Tout commence par l’École Républicaine, qui n’est pas un lieu de laïcité rabougrie et sectaire mais un lieu de transmission qui nous permet de devenir autre. En classe de 3e, Baudelaire me réconcilia – moi, fils d’immigré italien – avec la langue française, m’en faisant découvrir l’exigeante beauté. En classe de 1re, ce fut Blaise Pascal qui me commotionna, moi le fils d’une famille athée, anticléricale.
Les phrases tombent comme des éclairs dans la nuit, me donnant « l’étonnement d’être », me conduisant au cœur du mystère, celui de notre présence sur terre. « Car enfin, qu’est-ce que l’homme dans la nature ? Un néant à l’égard de l’infini, un tout à l’égard du néant, un milieu entre rien et tout. Infiniment éloigné de comprendre les extrêmes, la fin des choses et leur principe sont pour lui invinciblement cachés dans un secret impénétrable, également incapable de voir le néant d’où il est tiré, et l’infini où il est englouti. » (Pensées, Blaise Pascal)
Le mystère de notre condition
L’adolescence est l’âge du trouble par excellence. De tous les troubles. La fracture ouverte par Pascal dans la vie quotidienne d’une jeunesse – fût-elle particulièrement tumultueuse – me fait vaciller ; le sol des certitudes ne tient plus.
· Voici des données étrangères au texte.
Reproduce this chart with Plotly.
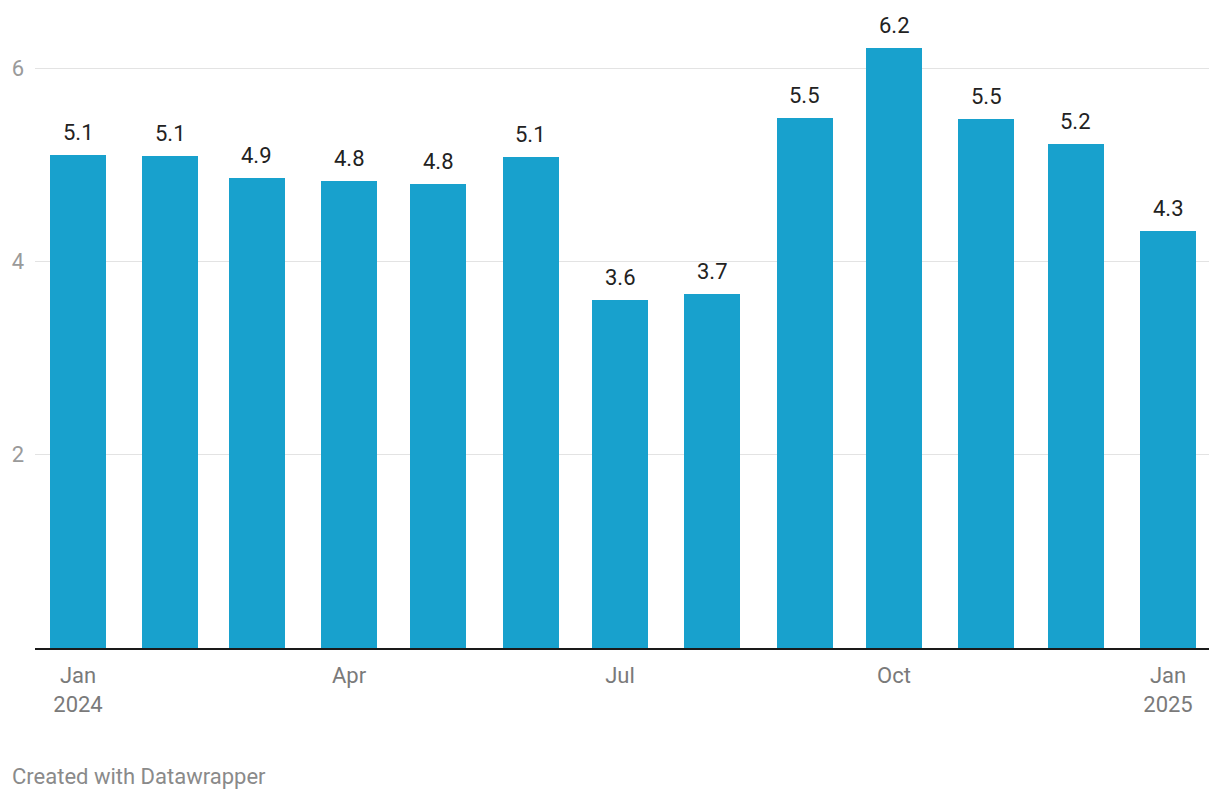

Il faut accepter le vertige.
Les Pensées dès lors s’offrent comme une lecture enveloppante et vibrante, qui met en vrille et, nous ouvrant sur le mystère de notre condition, nous conduit pas à pas vers une quête de sens, vers la recherche d’une justification.
En plein Mai 68, où tous les problèmes ne sont posés qu’en termes politiques, et censés être résolus par la politique, bien entendu comprise comme lutte des classes, voici qu’une parole déchire les jours et vient éclairer les nuits, mettant en miettes les données établies : « L’homme n’est donc que déguisement, que mensonge et hypocrisie, et en soi-même et à l’égard des autres. Il ne veut donc pas qu’on lui dise la vérité. »
Tout défile alors, la notion de divertissement, si contemporaine. Les illusions et les petits arrangements avec nous-mêmes. Mais en bout de lecture une évidence s’impose : (le néant et l’infini)… « Ces extrémités se touchent et se réunissent […] en Dieu, et en Dieu seulement. »
Vers plus de clarté
Une vie intérieure est alors possible, nécessaire. Elle s’impose tous les jours un peu plus ; elle s’impose tous les jours, pour aller de la nuit vers plus de clarté. Blaise Pascal nous met ainsi en mouvement, nous conduisant de mystères en quêtes, et nous incitant à lire toujours plus afin de nous enraciner dans l’Évangile.
Ainsi pouvons-nous avancer, toute une vie durant, entre illuminations et creusement.